What is required is that every time a decision has to be made, the retail executives ask themselves whether if a consumer understood all the dynamics; is this what they would want us to do? Maybe we should give out bracelets to retail executives: What would the consumer do?

This means that words such as “margin enhancers” have to be banished from the vocabulary, as the goal is fair dealing on each and every item.

It is easy to over-invest — would consumers urge that showy tortilla-making machine if they understood what they were paying for it?

Just as retailers will only win if they work effectively with their suppliers, it will also be hard for a retailer to win if that retailer doesn’t work effectively with the whole industry to advocate supply system change.

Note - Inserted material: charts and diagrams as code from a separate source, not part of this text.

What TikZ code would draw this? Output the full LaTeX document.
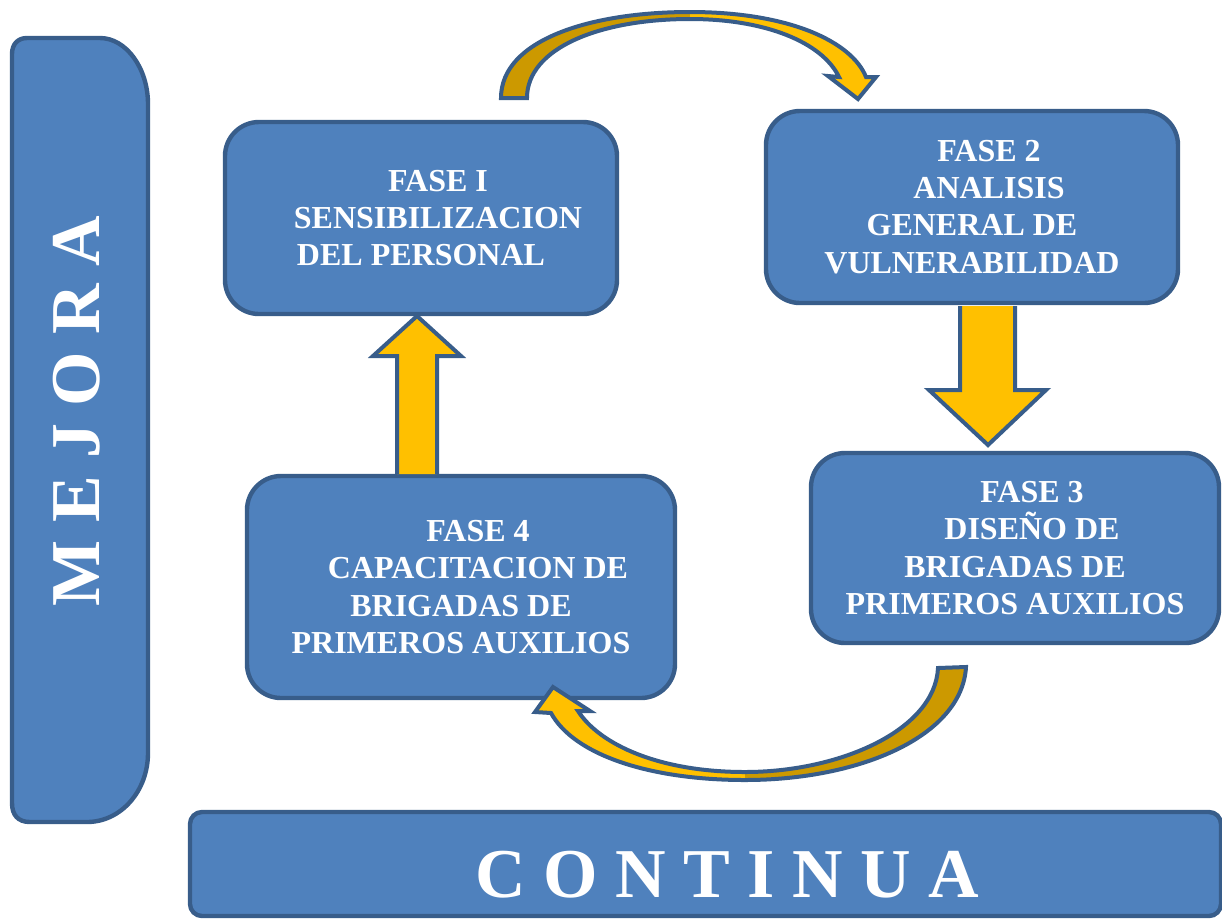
\documentclass[tikz,border=0pt]{standalone}
\usepackage{fontspec}
\setmainfont{Liberation Serif}
\definecolor{fasefill}{RGB}{79,129,189}
\definecolor{faseline}{RGB}{56,93,138}
\definecolor{flecha}{RGB}{255,192,0}
\definecolor{flechaosc}{RGB}{204,153,0}
\tikzset{
  fase/.style={draw=faseline, fill=fasefill, line width=2.2pt, rounded corners=17pt,
    text=white, align=center, inner sep=0pt,
    font=\bfseries\fontsize{16}{18.6}\selectfont},
  barra/.style={draw=faseline, fill=fasefill, line width=2.2pt},
  rotulo/.style={text=white, font=\bfseries\fontsize{35}{40}\selectfont, inner sep=0pt},
  flechabloque/.style={draw=faseline, fill=flecha, line width=2pt, line join=miter}
}

\begin{document}
\begin{tikzpicture}[x=0.5pt,y=-0.5pt]
  \clip (0,0) rectangle (1222,918);
  \draw[barra] (27,38) -- (100,38) .. controls (126,38) and (148,68) .. (148,104)
    -- (148,753) .. controls (148,791) and (121,822) .. (87,822)
    -- (30,822) .. controls (18,822) and (12,815) .. (12,803)
    -- (12,54) .. controls (12,44) and (18,38) .. (27,38) -- cycle;
  \node[rotulo, rotate=90, anchor=base] (mejora) at (99,411) {M E J O R A};
  \draw[barra, rounded corners=6pt] (190,812) rectangle (1221,916);
  \node[rotulo, anchor=base] (continua) at (727,897) {C O N T I N U A};

  \node[fase, minimum width=196pt, minimum height=96pt] (fase1) at (421,218)
    {\hspace*{17pt}FASE I\\\hspace*{17pt}SENSIBILIZACION\\DEL PERSONAL};
  \node[fase, minimum width=206pt, minimum height=96pt] (fase2) at (972,207)
    {\hspace*{17pt}FASE 2\\\hspace*{17pt}ANALISIS\\GENERAL DE\\VULNERABILIDAD};
  \node[fase, minimum width=204pt, minimum height=95pt] (fase3) at (1015,548)
    {\hspace*{17pt}FASE 3\\\hspace*{17pt}DISEÑO DE\\BRIGADAS DE\\PRIMEROS AUXILIOS};
  \node[fase, minimum width=214pt, minimum height=111pt] (fase4) at (461,587)
    {\hspace*{17pt}FASE 4\\\hspace*{17pt}CAPACITACION DE\\BRIGADAS DE\\PRIMEROS AUXILIOS};

  \draw[flechabloque] (397,474) -- (397,356) -- (373,356) -- (417,316)
    -- (461,356) -- (437,356) -- (437,474);
  \draw[flechabloque] (960,306) -- (960,390) -- (929,390) -- (988,445)
    -- (1046,390) -- (1015,390) -- (1015,306);

  \draw[flechabloque, path picture={\fill[flechaosc] (0,0) rectangle (690,120);}]
    (501,98) .. controls (501,40) and (590,12) .. (690,12)
    .. controls (790,12) and (852,42) .. (866,77) -- (876,77) -- (858,99)
    -- (828,76) -- (839,77) .. controls (822,42) and (765,19) .. (690,19)
    .. controls (600,19) and (527,48) .. (527,98) -- cycle;
  \draw[flechabloque, path picture={\fill[flechaosc] (745,650) rectangle (1000,800);}]
    (966,667) .. controls (962,736) and (860,780) .. (745,780)
    .. controls (650,780) and (574,755) .. (551,713) -- (535,712) -- (553,687)
    -- (590,711) -- (578,711) .. controls (600,745) and (660,772) .. (745,772)
    .. controls (840,772) and (935,730) .. (938,668) -- cycle;
\end{tikzpicture}
\end{document}
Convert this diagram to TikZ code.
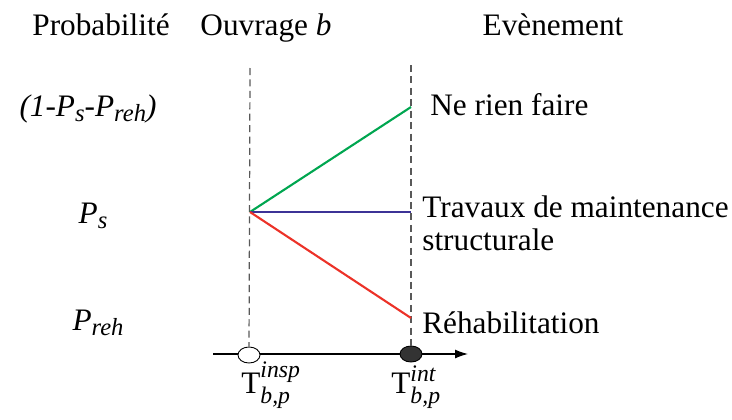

Basically, there are only two options. Very large retailers can compel suppliers to do their bidding. But nobody likes being treated like a serf, so giving orders left and right is a recipe for a supplier base that hates you — not a recipe for success.

Smaller and mid-size retailers often can’t get what they want done at all and, if they can, the cost of differentiating from industry norms can be expensive.

So the only solution is being involved industry-wide with associations, task forces and committees. The idea is to build consensus behind a progressive vision…then large retailers can ask their vendors to support this industry-driven vision and smaller retailers can ride the wave of industry standardization.

There is something lost in this vision of the future. The product itself, diced, sliced, mashed and cooked in a thousand ways, becomes less important. Passion for produce feels somehow secondary to facility with EDI systems and expertise in supplier development. There is something dry, something technocratic about it all.

But this model, consumer-driven — enabled by new technology and created by new ways of thinking — is also an extraordinary achievement. What this will deliver the world is more product, more perfectly tailored to each person, more fun, more safe and more delicious than ever before.

It is extraordinary that we have a chance to be a part of this transition.